A couple years ago I listened to a Hare Krishna talk about loneliness.I found his sharing so personal and so profound, and I was so moved by his sharing, and it was so genuine. So that’s what makes community. Taking the time to listen, to go into places, not just trying to be secure in your little bubble and cell and thinking of yourself and what you need.

Q.

What are some of the issues you’ve been discussing recently?

A.

When we get together, we’re talking about our challenges: joblessness, homelessness, people not being able to pay rent, not getting healthcare.

Q.

Talk about the mission of Local Faith Communities.

A.

For me, this is all preventative work. I don’t want to wait for the next terrorist attack for Muslims and Christians to start beating up each other. We really need to know each other personally now. I think that’s the power. Where is that imam to talk to? Is that imam going to feel completely isolated again at that next terrorist event? Or can we have the rabbi and people standing with him saying that we want to stop hate and prejudice here? I believe our biggest challenges are dead ahead of us, and the stronger the bond now, the more we’re going to be there for each other in the future.

Pastor Hilda DrakefordCourtesy of Anthony Donovan Mr. Donovan with Pastor Hilda Drakeford.
Q.

How did coming to the East Village as a teenager in the 60’s influence the work that you do today?

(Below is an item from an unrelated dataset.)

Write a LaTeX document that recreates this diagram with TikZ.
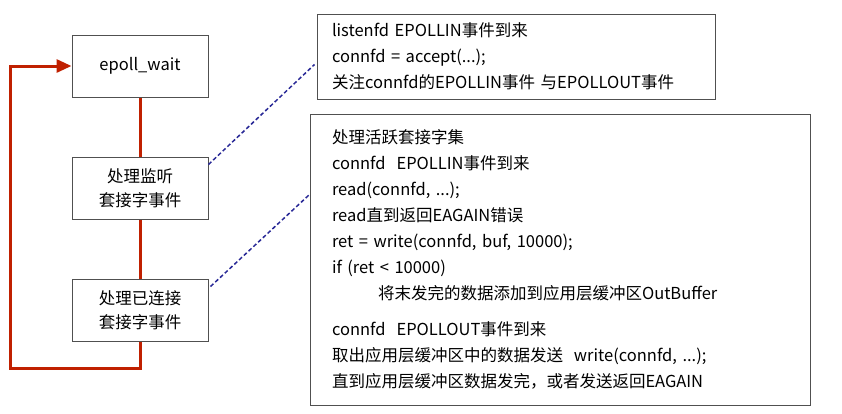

The Fillmore East, which was on Second Avenue, wasn’t just about sex, drugs ‘n’ rock and roll for me. It was about people coming together. Jimi Hendrix’s message wasn’t just about drugs to me — he was talking about let’s all get together. It was very powerful coming to that place. I really felt the unity — blacks and whites, Hispanics getting together. The music was so powerful — feeling unity with people I had never met before — that was church for me.

Q.

What can people do on a community level to facilitate this type of discussion?

A.

I would like everyone in their communities to ask their faith leader, “Have you met the rabbi, have you been to the Hindu temple over there? Do they know the people?” Just start, have tea or coffee. That I believe is important, and I hope this little movement that we’re doing is just an example that will help support people to do that. I still really think that there’s tremendous value in digging deep in your faith, but I think embracing another faith or understanding it can deepen one’s faith, one’s own religion.